[Entries with chart source code]
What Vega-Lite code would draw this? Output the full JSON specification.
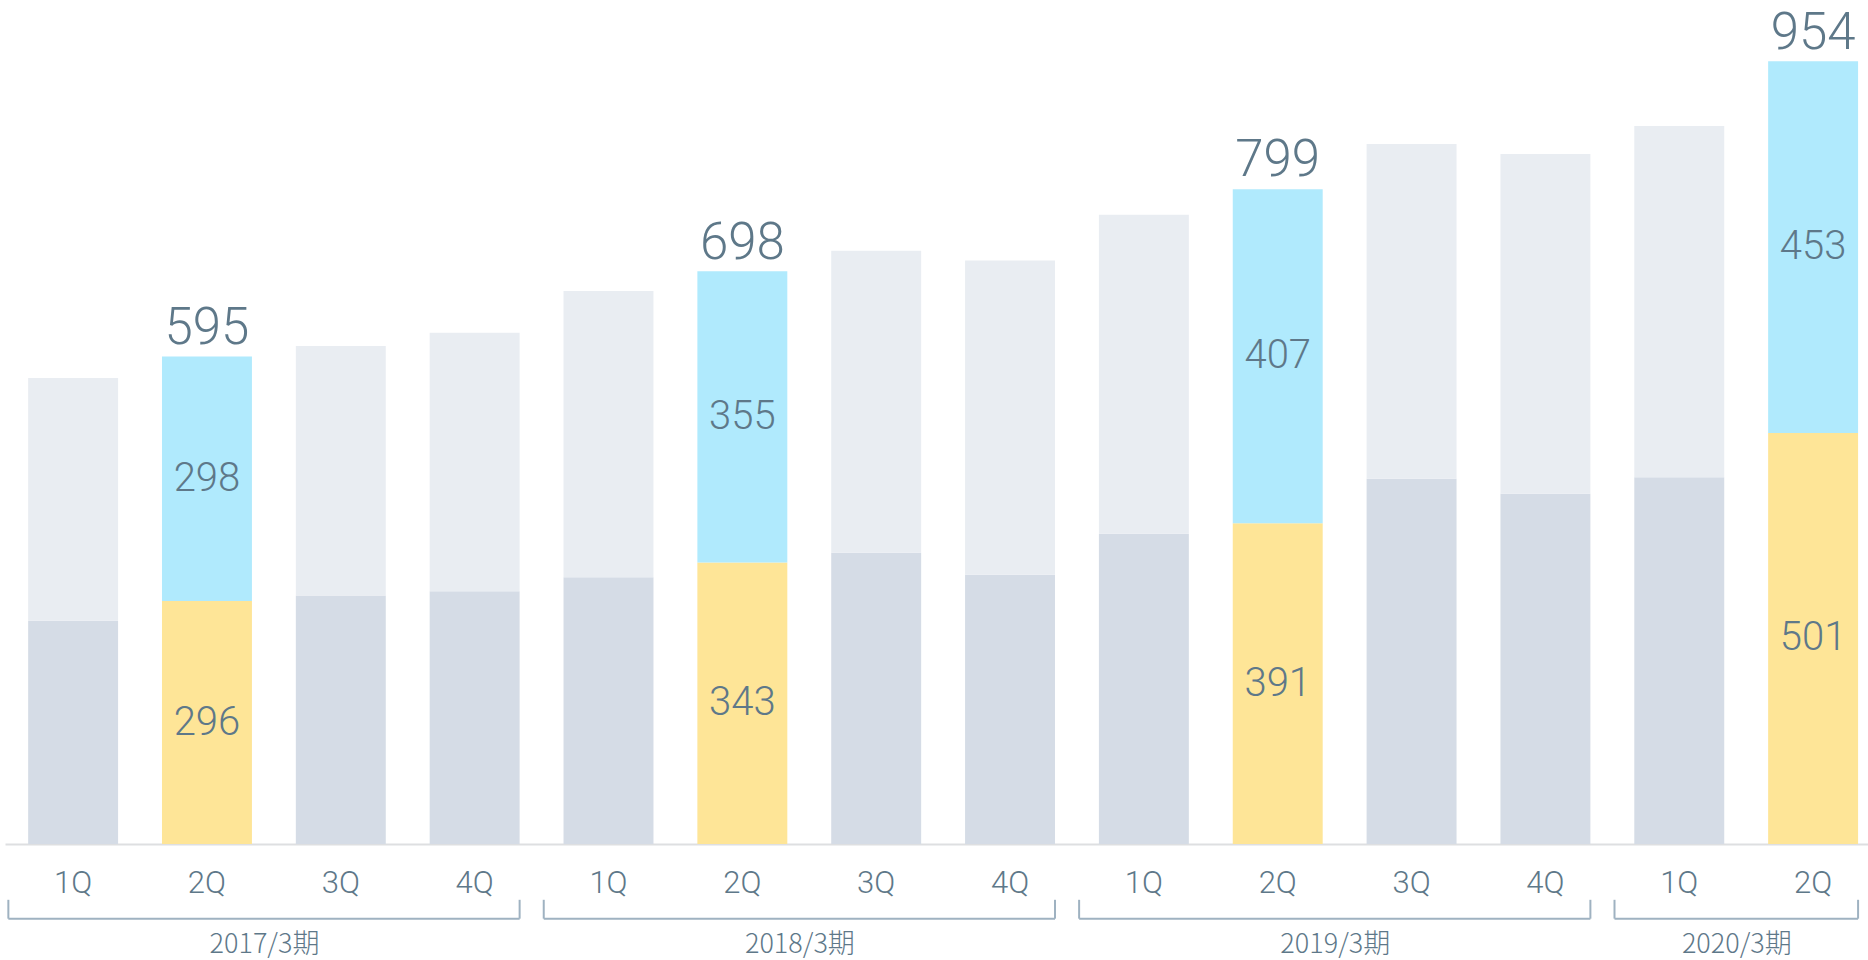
{
  "$schema": "https://vega.github.io/schema/vega-lite/v6.json",
  "width": 1863,
  "height": 844,
  "autosize": {"type": "none"},
  "padding": {"left": 5, "top": 0, "right": 0, "bottom": 116},
  "background": "#ffffff",
  "config": {
    "view": {"stroke": null},
    "font": "Noto Sans CJK JP",
    "axisX": {
      "ticks": false, "tickSize": 0, "labelPadding": 39, "labelBaseline": "middle", "labelAngle": 0,
      "labelFontSize": 31, "labelFont": "Roboto", "labelFontWeight": 300, "labelColor": "#5e7889",
      "domainColor": "#dedfe1", "domainWidth": 2, "grid": false, "title": null
    }
  },
  "datasets": {
    "bars": [
      {"key": "2017-1Q", "part": "lower", "series": "lower", "hl": false, "value": 272},
      {"key": "2017-1Q", "part": "upper", "series": "upper", "hl": false, "value": 296},
      {"key": "2017-2Q", "part": "lower", "series": "lower_hl", "hl": true, "value": 296},
      {"key": "2017-2Q", "part": "upper", "series": "upper_hl", "hl": true, "value": 298},
      {"key": "2017-3Q", "part": "lower", "series": "lower", "hl": false, "value": 303},
      {"key": "2017-3Q", "part": "upper", "series": "upper", "hl": false, "value": 304},
      {"key": "2017-4Q", "part": "lower", "series": "lower", "hl": false, "value": 308},
      {"key": "2017-4Q", "part": "upper", "series": "upper", "hl": false, "value": 315},
      {"key": "2018-1Q", "part": "lower", "series": "lower", "hl": false, "value": 325},
      {"key": "2018-1Q", "part": "upper", "series": "upper", "hl": false, "value": 349},
      {"key": "2018-2Q", "part": "lower", "series": "lower_hl", "hl": true, "value": 343},
      {"key": "2018-2Q", "part": "upper", "series": "upper_hl", "hl": true, "value": 355},
      {"key": "2018-3Q", "part": "lower", "series": "lower", "hl": false, "value": 355},
      {"key": "2018-3Q", "part": "upper", "series": "upper", "hl": false, "value": 368},
      {"key": "2018-4Q", "part": "lower", "series": "lower", "hl": false, "value": 328},
      {"key": "2018-4Q", "part": "upper", "series": "upper", "hl": false, "value": 383},
      {"key": "2019-1Q", "part": "lower", "series": "lower", "hl": false, "value": 378},
      {"key": "2019-1Q", "part": "upper", "series": "upper", "hl": false, "value": 389},
      {"key": "2019-2Q", "part": "lower", "series": "lower_hl", "hl": true, "value": 391},
      {"key": "2019-2Q", "part": "upper", "series": "upper_hl", "hl": true, "value": 407},
      {"key": "2019-3Q", "part": "lower", "series": "lower", "hl": false, "value": 445},
      {"key": "2019-3Q", "part": "upper", "series": "upper", "hl": false, "value": 408},
      {"key": "2019-4Q", "part": "lower", "series": "lower", "hl": false, "value": 427},
      {"key": "2019-4Q", "part": "upper", "series": "upper", "hl": false, "value": 414},
      {"key": "2020-1Q", "part": "lower", "series": "lower", "hl": false, "value": 447},
      {"key": "2020-1Q", "part": "upper", "series": "upper", "hl": false, "value": 428},
      {"key": "2020-2Q", "part": "lower", "series": "lower_hl", "hl": true, "value": 501},
      {"key": "2020-2Q", "part": "upper", "series": "upper_hl", "hl": true, "value": 453}
    ],
    "totals": [
      {"key": "2017-2Q", "total": 595},
      {"key": "2018-2Q", "total": 698},
      {"key": "2019-2Q", "total": 799},
      {"key": "2020-2Q", "total": 954}
    ],
    "groups": [
      {"year": "2017/3期", "first": "2017-1Q", "last": "2017-4Q", "mid": "2017-2Q"},
      {"year": "2018/3期", "first": "2018-1Q", "last": "2018-4Q", "mid": "2018-2Q"},
      {"year": "2019/3期", "first": "2019-1Q", "last": "2019-4Q", "mid": "2019-2Q"},
      {"year": "2020/3期", "first": "2020-1Q", "last": "2020-2Q", "mid": "2020-1Q"}
    ]
  },
  "resolve": {"scale": {"x": "shared", "y": "shared"}},
  "layer": [
    {
      "data": {"name": "bars"},
      "mark": {"type": "bar"},
      "encoding": {
        "x": {
          "field": "key", "type": "nominal",
          "scale": {
            "domain": ["2017-1Q","2017-2Q","2017-3Q","2017-4Q","2018-1Q","2018-2Q","2018-3Q","2018-4Q","2019-1Q","2019-2Q","2019-3Q","2019-4Q","2020-1Q","2020-2Q"],
            "paddingInner": 0.328, "paddingOuter": 0.1235, "align": 0.7, "round": false
          },
          "axis": {"title": null, "labelExpr": "split(datum.label, '-')[1]"}
        },
        "y": {
          "field": "value", "type": "quantitative", "stack": "zero",
          "scale": {"domain": [0, 1028.6], "nice": false, "zero": true},
          "axis": null
        },
        "color": {
          "field": "series", "type": "nominal",
          "scale": {"domain": ["lower","upper","lower_hl","upper_hl"], "range": ["#d5dce6","#e9edf2","#fee597","#b0eafd"]},
          "legend": null
        },
        "order": {"field": "part", "sort": "ascending"}
      }
    },
    {
      "data": {"name": "bars"},
      "transform": [{"filter": "datum.hl"}],
      "mark": {"type": "text", "font": "Roboto", "fontSize": 40, "fontWeight": 300, "color": "#5e7889", "baseline": "middle", "align": "center"},
      "encoding": {
        "x": {"field": "key", "type": "nominal", "axis": {"title": null, "labelExpr": "split(datum.label, '-')[1]"}},
        "y": {"field": "value", "type": "quantitative", "stack": "zero", "bandPosition": 0.5, "axis": null},
        "detail": {"field": "part"},
        "order": {"field": "part", "sort": "ascending"},
        "text": {"field": "value", "type": "quantitative"}
      }
    },
    {
      "data": {"name": "totals"},
      "mark": {"type": "text", "font": "Roboto", "fontSize": 51, "fontWeight": 300, "color": "#5e7889", "baseline": "alphabetic", "align": "center", "dy": -12},
      "encoding": {
        "x": {"field": "key", "type": "nominal", "axis": {"title": null, "labelExpr": "split(datum.label, '-')[1]"}},
        "y": {"field": "total", "type": "quantitative", "axis": null},
        "text": {"field": "total", "type": "quantitative"}
      }
    },
    {
      "data": {"name": "groups"},
      "mark": {"type": "rule", "color": "#9fb2c1", "strokeWidth": 2},
      "encoding": {
        "x": {"field": "first", "type": "nominal", "bandPosition": -0.22, "axis": {"title": null, "labelExpr": "split(datum.label, '-')[1]"}},
        "x2": {"field": "last", "bandPosition": 1.0},
        "y": {"datum": -91}
      }
    },
    {
      "data": {"name": "groups"},
      "mark": {"type": "rule", "color": "#9fb2c1", "strokeWidth": 2},
      "encoding": {
        "x": {"field": "first", "type": "nominal", "bandPosition": -0.22, "axis": {"title": null, "labelExpr": "split(datum.label, '-')[1]"}},
        "y": {"datum": -68},
        "y2": {"datum": -91}
      }
    },
    {
      "data": {"name": "groups"},
      "mark": {"type": "rule", "color": "#9fb2c1", "strokeWidth": 2},
      "encoding": {
        "x": {"field": "last", "type": "nominal", "bandPosition": 1.0, "axis": {"title": null, "labelExpr": "split(datum.label, '-')[1]"}},
        "y": {"datum": -68},
        "y2": {"datum": -91}
      }
    },
    {
      "data": {"name": "groups"},
      "mark": {"type": "text", "fontSize": 27, "fontWeight": 300, "color": "#5e7889", "baseline": "middle", "align": "center"},
      "encoding": {
        "x": {"field": "mid", "type": "nominal", "bandPosition": 1.14, "axis": {"title": null, "labelExpr": "split(datum.label, '-')[1]"}},
        "y": {"datum": -123},
        "text": {"field": "year"}
      }
    }
  ]
}
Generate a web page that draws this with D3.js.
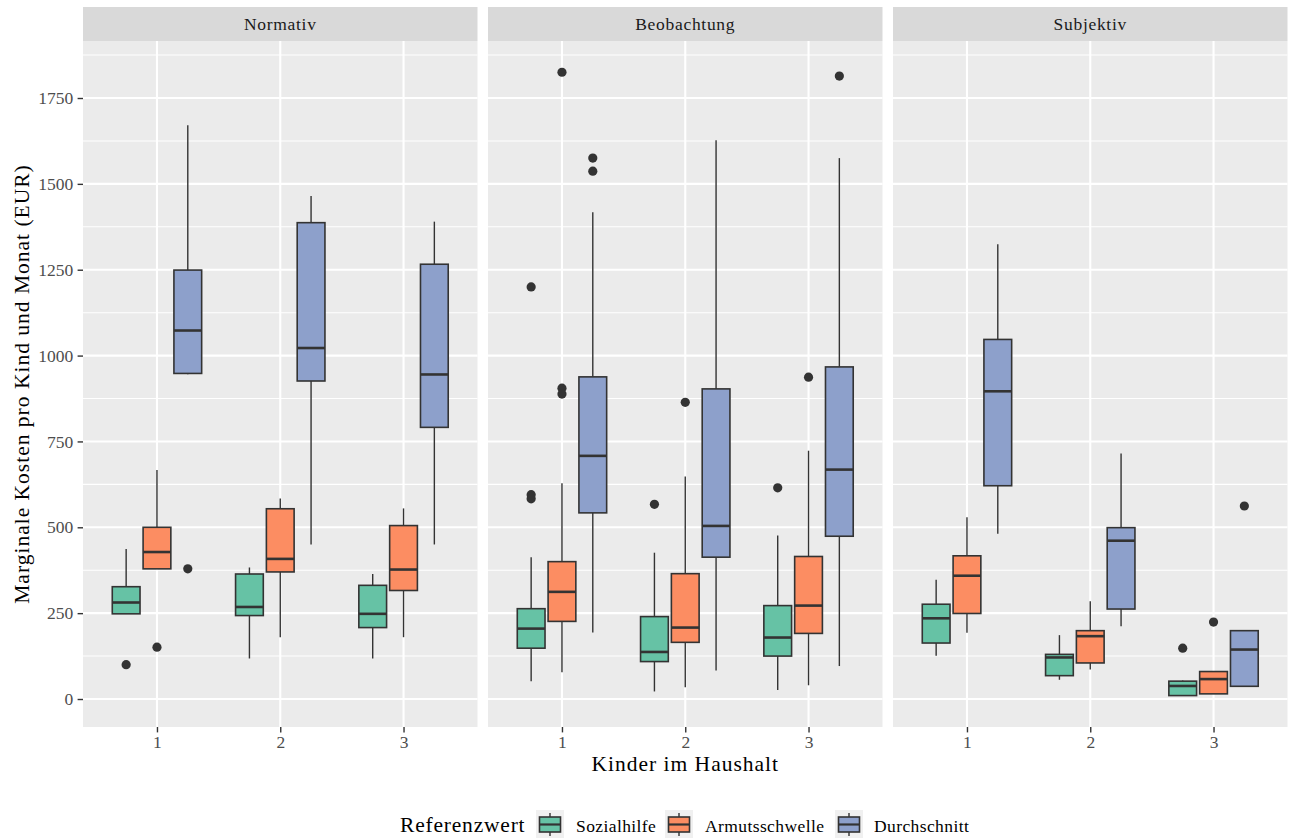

#### Exercise details:
Copy the data character for character, but drop all pictures from the copy.

#### Full answer:
What Vega-Lite code would draw this? Output the full JSON specification.
{
  "$schema": "https://vega.github.io/schema/vega-lite/v6.json",
  "width": 1863,
  "height": 844,
  "autosize": {"type": "none"},
  "padding": {"left": 5, "top": 0, "right": 0, "bottom": 116},
  "background": "#ffffff",
  "config": {
    "view": {"stroke": null},
    "font": "Noto Sans CJK JP",
    "axisX": {
      "ticks": false, "tickSize": 0, "labelPadding": 39, "labelBaseline": "middle", "labelAngle": 0,
      "labelFontSize": 31, "labelFont": "Roboto", "labelFontWeight": 300, "labelColor": "#5e7889",
      "domainColor": "#dedfe1", "domainWidth": 2, "grid": false, "title": null
    }
  },
  "datasets": {
    "bars": [
      {"key": "2017-1Q", "part": "lower", "series": "lower", "hl": false, "value": 272},
      {"key": "2017-1Q", "part": "upper", "series": "upper", "hl": false, "value": 296},
      {"key": "2017-2Q", "part": "lower", "series": "lower_hl", "hl": true, "value": 296},
      {"key": "2017-2Q", "part": "upper", "series": "upper_hl", "hl": true, "value": 298},
      {"key": "2017-3Q", "part": "lower", "series": "lower", "hl": false, "value": 303},
      {"key": "2017-3Q", "part": "upper", "series": "upper", "hl": false, "value": 304},
      {"key": "2017-4Q", "part": "lower", "series": "lower", "hl": false, "value": 308},
      {"key": "2017-4Q", "part": "upper", "series": "upper", "hl": false, "value": 315},
      {"key": "2018-1Q", "part": "lower", "series": "lower", "hl": false, "value": 325},
      {"key": "2018-1Q", "part": "upper", "series": "upper", "hl": false, "value": 349},
      {"key": "2018-2Q", "part": "lower", "series": "lower_hl", "hl": true, "value": 343},
      {"key": "2018-2Q", "part": "upper", "series": "upper_hl", "hl": true, "value": 355},
      {"key": "2018-3Q", "part": "lower", "series": "lower", "hl": false, "value": 355},
      {"key": "2018-3Q", "part": "upper", "series": "upper", "hl": false, "value": 368},
      {"key": "2018-4Q", "part": "lower", "series": "lower", "hl": false, "value": 328},
      {"key": "2018-4Q", "part": "upper", "series": "upper", "hl": false, "value": 383},
      {"key": "2019-1Q", "part": "lower", "series": "lower", "hl": false, "value": 378},
      {"key": "2019-1Q", "part": "upper", "series": "upper", "hl": false, "value": 389},
      {"key": "2019-2Q", "part": "lower", "series": "lower_hl", "hl": true, "value": 391},
      {"key": "2019-2Q", "part": "upper", "series": "upper_hl", "hl": true, "value": 407},
      {"key": "2019-3Q", "part": "lower", "series": "lower", "hl": false, "value": 445},
      {"key": "2019-3Q", "part": "upper", "series": "upper", "hl": false, "value": 408},
      {"key": "2019-4Q", "part": "lower", "series": "lower", "hl": false, "value": 427},
      {"key": "2019-4Q", "part": "upper", "series": "upper", "hl": false, "value": 414},
      {"key": "2020-1Q", "part": "lower", "series": "lower", "hl": false, "value": 447},
      {"key": "2020-1Q", "part": "upper", "series": "upper", "hl": false, "value": 428},
      {"key": "2020-2Q", "part": "lower", "series": "lower_hl", "hl": true, "value": 501},
      {"key": "2020-2Q", "part": "upper", "series": "upper_hl", "hl": true, "value": 453}
    ],
    "totals": [
      {"key": "2017-2Q", "total": 595},
      {"key": "2018-2Q", "total": 698},
      {"key": "2019-2Q", "total": 799},
      {"key": "2020-2Q", "total": 954}
    ],
    "groups": [
      {"year": "2017/3期", "first": "2017-1Q", "last": "2017-4Q", "mid": "2017-2Q"},
      {"year": "2018/3期", "first": "2018-1Q", "last": "2018-4Q", "mid": "2018-2Q"},
      {"year": "2019/3期", "first": "2019-1Q", "last": "2019-4Q", "mid": "2019-2Q"},
      {"year": "2020/3期", "first": "2020-1Q", "last": "2020-2Q", "mid": "2020-1Q"}
    ]
  },
  "resolve": {"scale": {"x": "shared", "y": "shared"}},
  "layer": [
    {
      "data": {"name": "bars"},
      "mark": {"type": "bar"},
      "encoding": {
        "x": {
          "field": "key", "type": "nominal",
          "scale": {
            "domain": ["2017-1Q","2017-2Q","2017-3Q","2017-4Q","2018-1Q","2018-2Q","2018-3Q","2018-4Q","2019-1Q","2019-2Q","2019-3Q","2019-4Q","2020-1Q","2020-2Q"],
            "paddingInner": 0.328, "paddingOuter": 0.1235, "align": 0.7, "round": false
          },
          "axis": {"title": null, "labelExpr": "split(datum.label, '-')[1]"}
        },
        "y": {
          "field": "value", "type": "quantitative", "stack": "zero",
          "scale": {"domain": [0, 1028.6], "nice": false, "zero": true},
          "axis": null
        },
        "color": {
          "field": "series", "type": "nominal",
          "scale": {"domain": ["lower","upper","lower_hl","upper_hl"], "range": ["#d5dce6","#e9edf2","#fee597","#b0eafd"]},
          "legend": null
        },
        "order": {"field": "part", "sort": "ascending"}
      }
    },
    {
      "data": {"name": "bars"},
      "transform": [{"filter": "datum.hl"}],
      "mark": {"type": "text", "font": "Roboto", "fontSize": 40, "fontWeight": 300, "color": "#5e7889", "baseline": "middle", "align": "center"},
      "encoding": {
        "x": {"field": "key", "type": "nominal", "axis": {"title": null, "labelExpr": "split(datum.label, '-')[1]"}},
        "y": {"field": "value", "type": "quantitative", "stack": "zero", "bandPosition": 0.5, "axis": null},
        "detail": {"field": "part"},
        "order": {"field": "part", "sort": "ascending"},
        "text": {"field": "value", "type": "quantitative"}
      }
    },
    {
      "data": {"name": "totals"},
      "mark": {"type": "text", "font": "Roboto", "fontSize": 51, "fontWeight": 300, "color": "#5e7889", "baseline": "alphabetic", "align": "center", "dy": -12},
      "encoding": {
        "x": {"field": "key", "type": "nominal", "axis": {"title": null, "labelExpr": "split(datum.label, '-')[1]"}},
        "y": {"field": "total", "type": "quantitative", "axis": null},
        "text": {"field": "total", "type": "quantitative"}
      }
    },
    {
      "data": {"name": "groups"},
      "mark": {"type": "rule", "color": "#9fb2c1", "strokeWidth": 2},
      "encoding": {
        "x": {"field": "first", "type": "nominal", "bandPosition": -0.22, "axis": {"title": null, "labelExpr": "split(datum.label, '-')[1]"}},
        "x2": {"field": "last", "bandPosition": 1.0},
        "y": {"datum": -91}
      }
    },
    {
      "data": {"name": "groups"},
      "mark": {"type": "rule", "color": "#9fb2c1", "strokeWidth": 2},
      "encoding": {
        "x": {"field": "first", "type": "nominal", "bandPosition": -0.22, "axis": {"title": null, "labelExpr": "split(datum.label, '-')[1]"}},
        "y": {"datum": -68},
        "y2": {"datum": -91}
      }
    },
    {
      "data": {"name": "groups"},
      "mark": {"type": "rule", "color": "#9fb2c1", "strokeWidth": 2},
      "encoding": {
        "x": {"field": "last", "type": "nominal", "bandPosition": 1.0, "axis": {"title": null, "labelExpr": "split(datum.label, '-')[1]"}},
        "y": {"datum": -68},
        "y2": {"datum": -91}
      }
    },
    {
      "data": {"name": "groups"},
      "mark": {"type": "text", "fontSize": 27, "fontWeight": 300, "color": "#5e7889", "baseline": "middle", "align": "center"},
      "encoding": {
        "x": {"field": "mid", "type": "nominal", "bandPosition": 1.14, "axis": {"title": null, "labelExpr": "split(datum.label, '-')[1]"}},
        "y": {"datum": -123},
        "text": {"field": "year"}
      }
    }
  ]
}
Generate a web page that draws this with D3.js.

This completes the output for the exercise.